On his part, Senator Ibikunle Amosun, APC, Ogun Central said that there was nothing wrong in increasing expenditures, but there must be a corresponding drive to increase revenue, asking where the funding will come from ” if we don’t increase our revenue base. We should talk about diversification of the economy from oil.”
Also in his contribution, the Deputy Senate Minority Leader; Senator Emmanuel Bwacha, PDP, Taraba South said that the report gives a hopeless situation, but as Senators, they have the responsibility to restore hope for the common man, just as he expressed concern over the secrecy in NNPC, the largest revenue earner.
Bwacha who hailed the CBN on stability of the exchange rate, and on debt profile, “There is nothing to worry about if we borrow,but it becomes worrisome when the money ends up in private pocket.”
For Senator Ibrahim Gobir, APC, Sokoto East, there was the need for actual diversification of the economic base.
In his contribution, Senator George Sekibo, PDP, Rivers East said, “We have to work hand in hand to generate money for this nation.”
On his part, Senator Dino Melaye, PDP, Kogi West said, “ICT will help us to fight corruption in oil production. Cited Saudi Arabia, Venezuela. Technology isn’t rocket science. We must work on excess crude oil production.
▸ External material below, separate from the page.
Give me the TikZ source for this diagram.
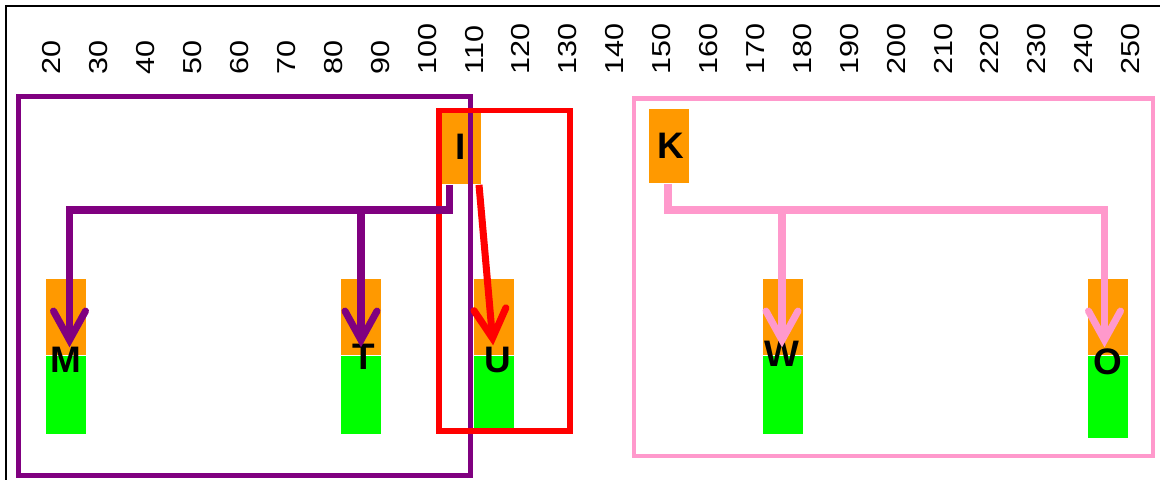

There are projects that government has spent money on without appropriation by the NASS.”
He alleged that Excess Crude Account has been depleted from N670b to N14billion.
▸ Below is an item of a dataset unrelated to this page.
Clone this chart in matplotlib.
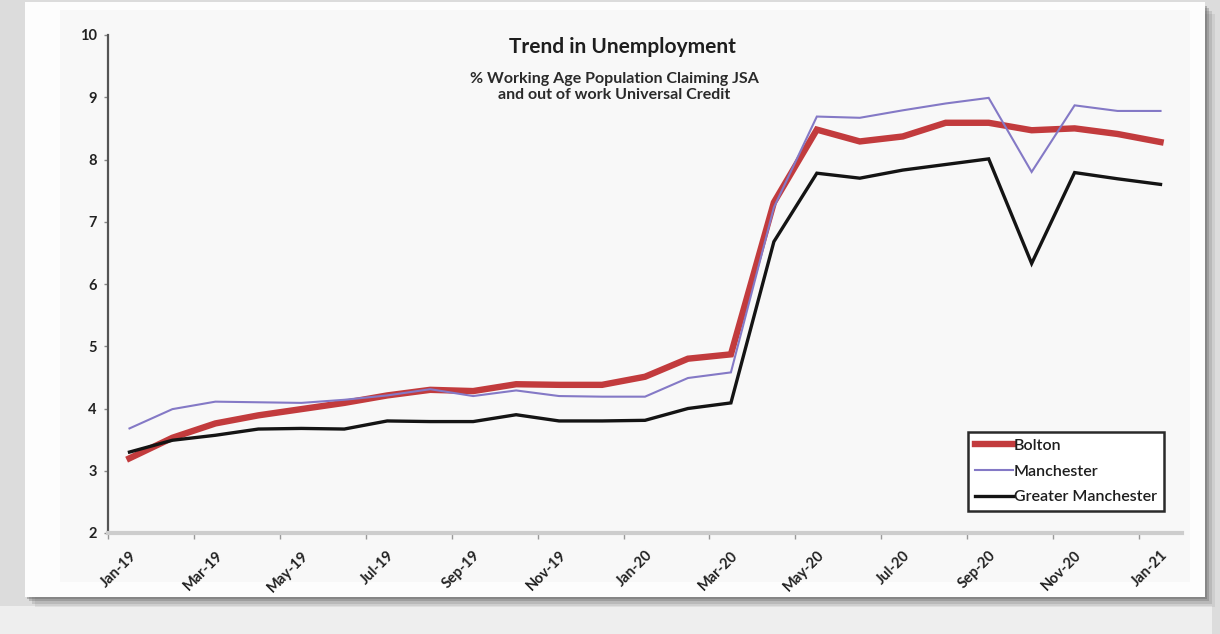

In his remarks, President of the Senate, Senator Ahmad Lawan who noted that the passage of the MTEF and FSP would usher in the presentation of the 2020 budget by President Muhammadu Buhari, said that there was the need for the Federal Inland Revenue Services (FIRS) to widen the tax net to generate more revenue for capital expenditure.
Lawan said there was the need for other revenue generating agencies to provide their revenue performances, noting that only that of the Nigeria Customs Service, NCS was indicated in the recommendation, just as he also called for the diversification of the economy from a mono economy via agriculture, solid minerals and tourism.
Lawan said: “Let me say that a lot of all this rests squarely on our shoulders – the National Assembly members. We are supposed to be think of how to generate more revenue.
“Let me also say that we have to task the Federal Inland Revenue Service. The number of Nigerians both individuals and corporate that are in the tax net is still infinitesimal of the entire population.
“I think the FIRS should be tasked by our Finance Committee to widen the net so that more taxpayers are brought into the tax net and that is one way of ensuring that we get more revenue.
“I also believe that we have to diversify the economy like many of us did mention during the debate. Definitely this mono economy is not going to work for this country.
“It has not worked really because we have not been able to put our revenues into the proper form to provide infrastructure.
“We have lost so much ground over the years. Time has come to diversify this economy. Oil is becoming something else. It is not going to be a darling of any one.
“Perhaps, the greatest users of oil will stop even buying the oil. So we need to have an economy that provides jobs for everybody and creates wealth. We have to diversify in the area of agriculture. We have to diversify in the area of solid minerals. We have to diversify in the area of tourism.”